I very much appreciate Pollster.com hosting this discussion of the book and Mark's introductory note that raises central issues.
Let me underline one point that is at the heart of the book and then address the two key questions raised by Mark.
I started the book with columnist Joe Klein's assertion that the polling-media industrial complex diminishes politics, leaders; it makes them less bold and more risk averse. I wasn't sure he wasn't right, if you can excuse the double negative.
And as you can see, I'm pretty critical of trends in polling and critical of some of my own choices, which we can discuss.
But, I come out of this believing that strong political leaders build a special bond with people, rather than flying in the face of it. Strong leadership is not defying the public, but engaging with it -- using support to get things done; mobilizing the public, educating the public on challenges and goals and working to shift opinion. I look at the example of Lincoln and Franklin Roosevelt who were both intensely solicitous of public opinion. Engaging with the public was a precondition for boldness. That contrasts with Bush and Cheney who thought they were strong because they pursued bold policies, never guided by polls and focus groups, but I think we can look now at the consequences. President Obama's special bond with people is part of his leadership but he will struggle like these leaders to keep people with him and enhance his chances of success. That makes for stronger and more democratic leadership and produce greater civic engagement. I'm not making a partisan point -- only the case for strong leadership that is solicitous of public opinion.
Mark raised two issues.
First was tactics. Yes, all campaigns are tactical but divorced from a political project, it becomes just a game and our techniques risk diminishing politics, as Klein suggested.

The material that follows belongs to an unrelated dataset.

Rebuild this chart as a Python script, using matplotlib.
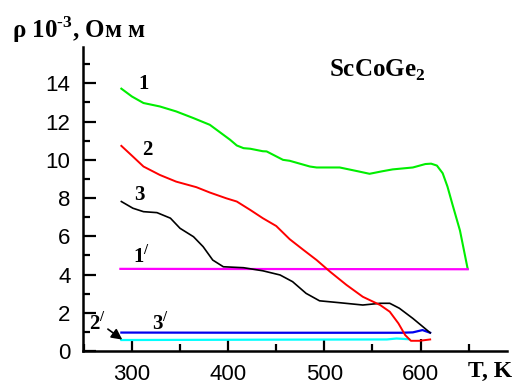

Example. Reassurance. Bill Clinton reassured voters by his commitment to "end welfare as we know it," support for death penalty, and commitment to cut middle class taxes. That is tactical. But with voters more comfortable about Clinton's values and how he would use government, they now were much more supportive of his bigger agenda for investing to create sustainable growth, investing in people and education, and allowing all to have health insurance. The reassurance built support for the main project, thus a strategy.
Tony Blair reassured by promising not to raise taxes and to not increase the budget over the next two years -- and that allowed voters to support him so that would invest in public services, particularly health care and education.
But when Dick Morris advised President Clinton, he relished "stealing" the Republicans' issues -- like welfare reform -- to make the Republicans irrelevant, not to advance Clinton's larger vision. Here it becomes a game and diminishes politics.
And then there is Jerusalem. My conclusion from that is that pollsters need to be unbelievably careful about assuming current attitudes are static or can't be changed. Political pollsters should not be focused on depicting current thinking, but instead, on searching for the underlying dynamism. Even strongly, deeply emotional positions can give way -- if leaders with authority in certain areas are committed their educative roles.
Remember, we also said in Bolivia that proceeding with the export of natural gas would lead to violent opposition and that voter opinions could not be moved on this deeply emotional issue. The president there was determined to make this bold move and ultimately was forced from office, as violence grew in the country.
So, Jerusalem is a lesson but so is La Paz.